In altri termini, è ben possibile riscontrare casi concreti di fuga (per la verità, costituenti la maggioranza di quelli sottoposti al vaglio processuale) in cui sussiste sì il pericolo per i pubblici ufficiali, ma la condotta pericolosa è priva di qualsiasi connotato di violenza (poiché non costrittiva). In tali ipotesi, dunque, difettando un elemento costitutivo del delitto di resistenza a pubblico ufficiale, il soggetto non dovrebbe rispondere della fattispecie di cui all’art. 337 c.p., ma, sussistendone i presupposti, dovrebbe essere accusato dei reati previsti dal codice stradale.
In conclusione, a fronte di questo trend giurisprudenziale, si auspica un riallineamento da parte dei giudici al più ristretto significato attribuito al termine “violenza” nei delitti contro la persona o contro il patrimonio dei quali costituisce elemento tipico, in attesa di un eventuale (e opportuno) intervento della Corte costituzionale mediante sentenza interpretativa.

Note

[1] R. PASELLA, Codice penale commentato. Tomo II, E. DOLCINI – G. MARINUCCI (fondato e diretto da), Wolters-Kluwer, Milanofiori Assago (MI), 2015, ed. IV, p. 797.
[2] Cfr. Cass. Pen., Sez. VI, 7 novembre 2017, n. 57222.
[3] Cass. Pen., Sez. VI, 22 marzo 2006, n. 25247: “il reato di resistenza a pubblico ufficiale (art. 337 c.p.) si configura come reato plurioffensivo che lede non soltanto l’attività della p.a., ma anche la sicurezza e la libertà di azione dello specifico pubblico ufficiale – che rappresenta l’Amministrazione – contro fatti di opposizione violenta o minacciosa”.
[4] D.L. 14 giugno 2019, n. 53, conv. L. 8 agosto 2019, n. 77.
[5] Si segnala che, sulla questione, è già stata interpellata, più volte, la Corte costituzionale al fine del pronunciamento della declaratoria di illegittimità costituzionale della norma modificante l’art. 131 bis co. II c.p. Al momento, i giudici delle leggi hanno sempre ritenuto infondata la questione: cfr. Corte cost. sent. 5 marzo 2021, n. 30 e ord. 31 marzo 2022, n. 82.
[6] Così ancheL’impossibile tenuità”, in Questione giustizia, 3 marzo 2020.
[7] Cfr. Trib. Ascoli Piceno, 6 marzo 2021, n. 65.
[8] Cfr. Cass. Pen., Sez. V, 8 giugno 2020, n. 19368.
[9] Devoto-Oli 2017: G. Devoto, G.C. Oli, Il Devoto-Oli, Il vocabolario dell’italiano contemporaneo, a cura di L. Serianni, M. Trifone, Milano, Le Monnier, 2017, p. 2457.

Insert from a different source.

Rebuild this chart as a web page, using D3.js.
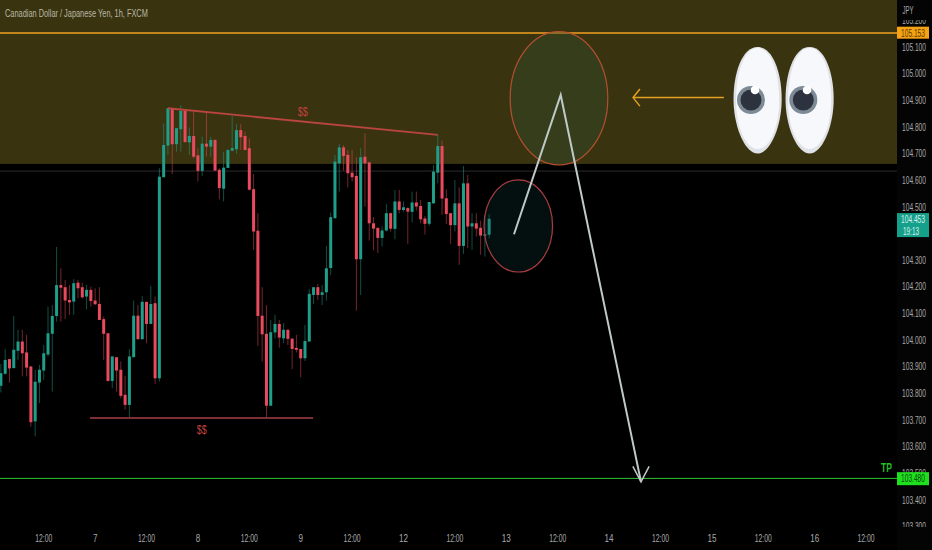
<!DOCTYPE html>
<html><head><meta charset="utf-8">
<script src="https://cdn.jsdelivr.net/npm/d3@7/dist/d3.min.js"></script>
<style>html,body{margin:0;padding:0;background:#000;overflow:hidden}svg{display:block}
text{font-family:"Liberation Sans",Arial,sans-serif}</style>
</head><body><svg id="c" width="932" height="550"></svg>
<script>
const open=[103.828,103.873,103.928,103.894,103.959,103.994,103.953,103.900,103.694,103.840,103.885,103.945,104.023,104.090,104.206,104.198,104.150,104.144,104.215,104.198,104.163,104.188,104.148,104.135,104.078,104.025,103.846,103.935,103.888,103.794,103.756,103.935,104.091,104.003,104.143,104.060,104.138,103.856,
104.611,104.730,104.870,104.735,104.791,104.860,104.742,104.766,104.693,104.635,104.737,104.726,104.751,104.639,104.568,104.646,104.711,104.716,104.788,104.766,104.720,104.566,104.410,104.091,104.023,103.753,104.028,104.060,104.006,104.038,104.005,103.970,103.966,103.931,103.994,104.169,104.198,104.169,104.179,104.270,
104.457,104.663,104.723,104.695,104.628,104.616,104.303,104.688,104.667,104.438,104.421,104.383,104.411,104.476,104.417,104.520,104.488,104.495,104.481,104.516,104.503,104.456,104.436,104.513,104.628,104.728,104.532,104.476,104.431,104.513,104.353,104.588,104.426,104.438,104.421,104.391,104.395];
const high=[103.910,103.965,103.928,104.090,104.038,104.038,104.019,103.903,103.888,103.906,103.981,104.125,104.131,104.349,104.269,104.225,104.206,104.228,104.225,104.215,104.206,104.200,104.194,104.198,104.088,104.025,103.938,103.935,103.919,103.865,103.965,104.148,104.131,104.165,104.143,104.203,104.163,104.645,
104.813,104.870,104.870,104.795,104.882,104.863,104.798,104.857,104.720,104.763,104.857,104.763,104.753,104.645,104.707,104.716,104.841,104.811,104.811,104.782,104.757,104.623,104.476,104.198,104.131,104.075,104.094,104.075,104.063,104.040,104.005,104.019,103.966,104.056,104.190,104.198,104.210,104.206,104.353,104.478,
104.695,104.736,104.732,104.713,104.713,104.686,104.720,104.776,104.667,104.461,104.421,104.426,104.511,104.478,104.563,104.563,104.520,104.498,104.557,104.557,104.526,104.466,104.518,104.657,104.770,104.748,104.566,104.476,104.601,104.573,104.653,104.620,104.476,104.476,104.448,104.470,104.472];
const low=[103.803,103.869,103.840,103.894,103.925,103.863,103.863,103.675,103.638,103.763,103.850,103.938,103.806,104.069,104.069,104.078,104.094,104.094,104.156,104.156,104.115,104.125,104.131,104.075,103.925,103.844,103.819,103.806,103.781,103.738,103.710,103.935,104.000,104.000,103.988,104.060,103.835,103.844,
104.611,104.695,104.623,104.707,104.707,104.741,104.695,104.682,104.595,104.616,104.688,104.688,104.636,104.528,104.520,104.645,104.708,104.699,104.713,104.713,104.561,104.338,103.978,103.919,103.710,103.753,104.006,103.971,103.988,103.981,103.890,103.953,103.860,103.921,103.994,104.135,104.150,104.131,104.148,104.244,
104.457,104.557,104.636,104.573,104.595,104.110,104.169,104.501,104.373,104.336,104.326,104.351,104.407,104.407,104.378,104.476,104.482,104.361,104.441,104.486,104.438,104.396,104.428,104.511,104.588,104.470,104.436,104.361,104.407,104.282,104.323,104.345,104.338,104.388,104.320,104.313,104.382];
const close=[103.875,103.925,103.893,103.963,103.994,103.950,103.896,103.691,103.843,103.888,103.950,104.025,104.090,104.206,104.196,104.148,104.141,104.213,104.194,104.160,104.188,104.146,104.134,104.075,104.023,103.846,103.938,103.885,103.790,103.756,103.938,104.091,104.003,104.143,104.060,104.135,103.856,104.613,
104.732,104.870,104.735,104.795,104.860,104.743,104.766,104.688,104.635,104.737,104.726,104.751,104.636,104.570,104.647,104.713,104.720,104.788,104.761,104.713,104.564,104.407,104.090,104.021,103.753,104.029,104.060,104.009,104.038,104.004,103.966,103.963,103.931,103.996,104.173,104.198,104.169,104.179,104.269,104.461,
104.670,104.723,104.691,104.626,104.611,104.303,104.686,104.663,104.438,104.418,104.383,104.411,104.476,104.418,104.520,104.488,104.498,104.482,104.516,104.501,104.453,104.436,104.518,104.632,104.728,104.531,104.473,104.431,104.513,104.353,104.588,104.426,104.438,104.418,104.392,104.397,104.455];

const priceTicks=[105.2,105.1,105.0,104.9,104.8,104.7,104.6,104.5,104.3,104.2,104.1,104.0,103.9,103.8,103.7,103.6,103.5,103.4,103.3];
const clippedTicks=[105.2,103.5,103.3];
const timeHours=[10,22,34,46,58,70,82,94,106,118,130,142,154,166,178,190,202];
const timeLabels=["12:00","7","12:00","8","12:00","9","12:00","12","12:00","13","12:00","14","12:00","15","12:00","16","12:00"];
const zonePrices=[105.276,104.661];
const resistance=105.153, target=103.48, last=104.453, prevClose=104.634;
const topLine=[[39,104.870],[102,104.770]];
const bottomLine=[[20.8,103.707],[72.9,103.707]];
const bigOval=[118.9,141.7,105.158,104.657];
const smallOval=[112.8,128.8,104.601,104.255];
const path1=[[119.8,104.397],[130.7,104.920],[149.45,103.467]];
const leftArrow=[[168.8,104.910],[147.6,104.910]];

const W=932,H=550,plotR=897;
const x=d3.scaleLinear().domain([0,100]).range([0.9,429.2]);
const y=d3.scaleLinear().domain([105.1,103.4]).range([47,499.7]);
const svg=d3.select("#c");
const line=d3.line().x(d=>x(d[0])).y(d=>y(d[1]));
const defs=svg.append("defs");
defs.append("clipPath").attr("id","axTop").append("rect").attr("x",plotR).attr("y",20).attr("width",35).attr("height",507);

svg.append("rect").attr("width",W).attr("height",H).attr("fill","#000");
svg.append("rect").attr("x",plotR).attr("width",W-plotR).attr("height",H).attr("fill","#040404");
svg.append("rect").attr("x",0).attr("y",0).attr("width",plotR)
  .attr("height",y(zonePrices[1])).attr("fill","#3a330f");
svg.append("line").attr("x1",0).attr("x2",plotR).attr("y1",y(prevClose)).attr("y2",y(prevClose)).attr("stroke","#2b2b2b").attr("stroke-width",1);

const idx=d3.range(open.length);
const G="#1f9f8a",R="#ea4a5e";
const col=i=>close[i]>=open[i]?G:R;
svg.append("g").selectAll("line").data(idx).join("line")
  .attr("x1",i=>x(i)).attr("x2",i=>x(i)).attr("y1",i=>y(high[i])).attr("y2",i=>y(low[i]))
  .attr("stroke",col).attr("stroke-width",1).attr("stroke-opacity",.5);
svg.append("g").selectAll("rect").data(idx).join("rect")
  .attr("x",i=>x(i)-1.5).attr("width",3)
  .attr("y",i=>Math.min(y(open[i]),y(close[i])))
  .attr("height",i=>Math.max(1.5,Math.abs(y(open[i])-y(close[i]))))
  .attr("fill",col);

svg.append("line").attr("x1",0).attr("x2",plotR).attr("y1",y(resistance)).attr("y2",y(resistance)).attr("stroke","#f0a020").attr("stroke-width",1.5);
svg.append("line").attr("x1",0).attr("x2",plotR).attr("y1",y(target)).attr("y2",y(target)).attr("stroke","#2fc42f").attr("stroke-width",1);

svg.append("path").attr("d",line(topLine)).attr("fill","none").attr("stroke","#b8453f").attr("stroke-width",1.8);
svg.append("path").attr("d",line(bottomLine)).attr("fill","none").attr("stroke","#a83f47").attr("stroke-width",1.6);
// condensed text: squeezed horizontally to the reference's width
function cond(t,px,py,w,o={}){
  const wrap=o.clip?svg.append("g").attr("clip-path","url(#axTop)"):svg;
  const s=wrap.append("text").text(t).attr("fill",o.fill||"#aaa").attr("font-size",o.size||11).attr("font-weight",o.weight||"normal");
  if(o.anchor)s.attr("text-anchor",o.anchor);
  const k=w?w/s.node().getComputedTextLength():1;
  s.attr("transform",`translate(${px},${py}) scale(${k},1)`);
  return s;}
cond("$$",x(70.5),y(104.841),10,{fill:"#c2403f",size:13,anchor:"middle"});
cond("$$",x(46.9),y(103.647),10,{fill:"#c2403f",size:13,anchor:"middle"});

function oval(b,fill,stroke){svg.append("ellipse")
  .attr("cx",(x(b[0])+x(b[1]))/2).attr("cy",(y(b[2])+y(b[3]))/2)
  .attr("rx",(x(b[1])-x(b[0]))/2).attr("ry",(y(b[3])-y(b[2]))/2)
  .attr("fill",fill).attr("stroke",stroke).attr("stroke-width",1.2);}
oval(bigOval,"rgba(45,80,50,.36)","#b3502f");
oval(smallOval,"rgba(20,70,70,.22)","#a83c40");

svg.append("path").attr("d",line(path1)).attr("fill","none").attr("stroke","#bfc9c8").attr("stroke-width",2).attr("stroke-linejoin","miter");
const tip=path1[2];
svg.append("path").attr("d",line([[tip[0]-1.9,tip[1]+0.058],tip,[tip[0]+1.9,tip[1]+0.058]])).attr("fill","none").attr("stroke","#bfc9c8").attr("stroke-width",1.5);

const oa=leftArrow[1];
svg.append("path").attr("d",line(leftArrow)).attr("fill","none").attr("stroke","#e3a021").attr("stroke-width",1.5);
svg.append("path").attr("d",line([[oa[0]+1.6,oa[1]+0.032],oa,[oa[0]+1.6,oa[1]-0.032]])).attr("fill","none").attr("stroke","#e3a021").attr("stroke-width",1.5);

function eyePath(c,t,b,r){return `M${c},${t}C${c+r*.68},${t} ${c+r*1.04},${t+29} ${c+r},${t+56}C${c+r*.96},${t+82} ${c+r*.5},${b} ${c},${b}C${c-r*.5},${b} ${c-r*.96},${t+82} ${c-r},${t+56}C${c-r*1.04},${t+29} ${c-r*.68},${t} ${c},${t}Z`;}
[[757.6,751,755],[809.6,803.3,807]].forEach(e=>{
  const g=svg.append("g");
  g.append("path").attr("d",eyePath(e[0],47,153.5,24)).attr("fill","#dfe2e6");
  g.append("path").attr("d",eyePath(e[0],48,149,21.5)).attr("fill","#f6f8fc");
  g.append("circle").attr("cx",e[1]).attr("cy",100).attr("r",14).attr("fill","#7e8b97");
  g.append("circle").attr("cx",e[1]).attr("cy",100).attr("r",10.5).attr("fill","#2c333f");
  g.append("circle").attr("cx",e[2]).attr("cy",90).attr("r",4.3).attr("fill","#fff");
});

cond("Canadian Dollar / Japanese Yen, 1h, FXCM",5,17,143,{fill:"#b9b8a6",size:11.5});
priceTicks.forEach(p=>cond(p.toFixed(3),914,y(p)+3.8,24,{fill:"#a8a8a8",clip:clippedTicks.includes(p),anchor:"middle"}));
cond("JPY",908,13.5,11,{fill:"#a8a8a8",anchor:"middle"});
timeHours.forEach((h,i)=>{const t=timeLabels[i];
  cond(t,x(h),542,t.length>2?17:(t.length>1?9:4.5),{fill:"#a8a8a8",anchor:"middle"});});

function badge(p,h,c,txt,sub){const yy=y(p);
  svg.append("rect").attr("x",897).attr("y",yy-6.2).attr("width",32).attr("height",h).attr("fill",c);
  cond(txt,913,yy+3.8,24,{fill:sub?"#d8f0ea":(c==="#1fe01f"?"#0a4a0a":"#5a3a00"),anchor:"middle"});
  if(sub)cond(sub,911,yy+15.5,16,{fill:"#d8f0ea",anchor:"middle"});}
badge(resistance,12,"#f5a314","105.153");
badge(target,13,"#1fe01f","103.480");
badge(last,24,"#14a08a","104.453","19:13");
cond("TP",886.5,y(target)-6,11,{fill:"#22c022",size:12,weight:"bold",anchor:"middle"});
</script></body></html>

[10] Corte App. di Lecce, 3 settembre 2021, n. 983.
[11] Cfr. F. MANTOVANI, Diritto penale. Parte speciale I. Delitti contro la persona, Wolters-Kluwer, Milano, 2018, ed. VI, pp. 271 e seg.
[12] Cfr. A. M. MAUGERI, Diritto penale. Parte speciale vol. I. Tutela penale della persona, D. PULITANÒ (a cura di), Giappichelli Editore, Torino, 2011, pp. 233 e 234.
[13] Cfr. F. MANTOVANI, Diritto penale. Parte generale, Wolters-Kluwer, Milano, 2017, ed. X, p. 61.
[14] Corte cost. 8 giugno 1981, n. 96, con la quale è stata dichiarata l’illegittimità costituzionale dell’art. 603 c.p., abolendo dunque il delitto di plagio.
[15] Cfr. D. PULITANÒ, Diritto penale, G. Giappichelli Editore, Torino, 2011, ed. IV, p. 142.
[16] Cfr. F. MANTOVANI, Diritto penale. Parte generale, cit., p. 73.
[17] Corte App. di Lecce, 3 settembre 2021, n. 983, cit.